__WHAT IS REQUIRED__. Find each line with the string "this" and copy it.

__DATA FOR THE TASK__.

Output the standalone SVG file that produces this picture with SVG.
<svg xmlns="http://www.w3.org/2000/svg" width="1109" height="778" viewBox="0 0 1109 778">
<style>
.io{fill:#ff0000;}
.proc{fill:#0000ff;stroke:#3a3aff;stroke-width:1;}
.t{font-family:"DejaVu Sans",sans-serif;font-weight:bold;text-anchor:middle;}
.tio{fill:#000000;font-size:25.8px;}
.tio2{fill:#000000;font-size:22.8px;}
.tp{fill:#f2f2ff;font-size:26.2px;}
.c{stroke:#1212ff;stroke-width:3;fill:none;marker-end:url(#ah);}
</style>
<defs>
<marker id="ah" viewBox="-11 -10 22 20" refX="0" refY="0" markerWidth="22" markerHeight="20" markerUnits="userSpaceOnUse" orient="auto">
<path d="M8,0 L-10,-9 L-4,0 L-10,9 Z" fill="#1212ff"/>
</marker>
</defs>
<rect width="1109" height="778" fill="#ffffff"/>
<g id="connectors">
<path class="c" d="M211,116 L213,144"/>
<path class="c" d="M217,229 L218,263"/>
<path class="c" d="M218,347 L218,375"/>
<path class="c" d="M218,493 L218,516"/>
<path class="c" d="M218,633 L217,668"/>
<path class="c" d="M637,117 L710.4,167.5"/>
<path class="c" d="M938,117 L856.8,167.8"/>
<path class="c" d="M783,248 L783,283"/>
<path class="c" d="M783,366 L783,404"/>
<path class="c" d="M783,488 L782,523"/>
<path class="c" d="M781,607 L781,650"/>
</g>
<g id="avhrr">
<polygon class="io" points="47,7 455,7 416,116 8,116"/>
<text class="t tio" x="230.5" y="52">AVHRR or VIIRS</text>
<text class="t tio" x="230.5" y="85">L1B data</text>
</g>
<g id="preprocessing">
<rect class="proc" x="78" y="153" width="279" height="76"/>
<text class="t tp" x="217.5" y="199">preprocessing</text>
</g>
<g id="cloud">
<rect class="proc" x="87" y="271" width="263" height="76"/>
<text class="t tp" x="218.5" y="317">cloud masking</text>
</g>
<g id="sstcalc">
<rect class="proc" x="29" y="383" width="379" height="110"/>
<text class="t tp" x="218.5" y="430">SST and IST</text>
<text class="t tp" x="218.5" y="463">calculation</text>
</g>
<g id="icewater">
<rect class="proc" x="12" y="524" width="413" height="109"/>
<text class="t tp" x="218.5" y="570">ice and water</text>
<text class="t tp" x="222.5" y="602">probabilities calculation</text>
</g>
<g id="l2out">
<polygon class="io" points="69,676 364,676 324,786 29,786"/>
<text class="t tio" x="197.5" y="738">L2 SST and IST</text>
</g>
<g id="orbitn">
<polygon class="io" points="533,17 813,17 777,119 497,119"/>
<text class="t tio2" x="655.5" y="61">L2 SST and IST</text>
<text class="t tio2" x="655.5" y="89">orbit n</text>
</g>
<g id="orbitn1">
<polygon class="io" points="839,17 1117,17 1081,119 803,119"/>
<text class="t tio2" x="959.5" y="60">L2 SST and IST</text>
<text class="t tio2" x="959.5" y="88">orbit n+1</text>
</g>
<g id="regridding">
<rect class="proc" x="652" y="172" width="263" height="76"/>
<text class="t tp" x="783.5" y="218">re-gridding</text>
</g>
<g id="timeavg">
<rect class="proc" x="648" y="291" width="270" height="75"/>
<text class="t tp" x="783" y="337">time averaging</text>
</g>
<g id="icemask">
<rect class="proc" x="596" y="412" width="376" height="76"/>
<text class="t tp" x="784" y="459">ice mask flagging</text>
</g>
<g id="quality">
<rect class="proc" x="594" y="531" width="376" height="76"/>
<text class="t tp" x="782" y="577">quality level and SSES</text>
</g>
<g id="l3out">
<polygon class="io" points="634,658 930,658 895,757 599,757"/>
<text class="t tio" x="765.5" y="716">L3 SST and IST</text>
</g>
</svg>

* * *

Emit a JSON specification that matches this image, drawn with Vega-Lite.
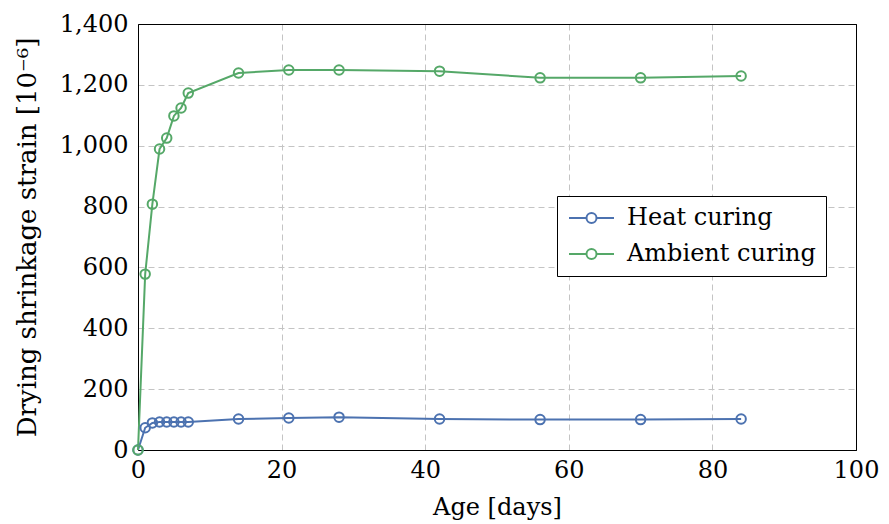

__WRITTEN RESPONSE__.
Output the standalone SVG file that produces this picture with SVG.
Emit a JSON specification that matches this image, drawn with Vega-Lite.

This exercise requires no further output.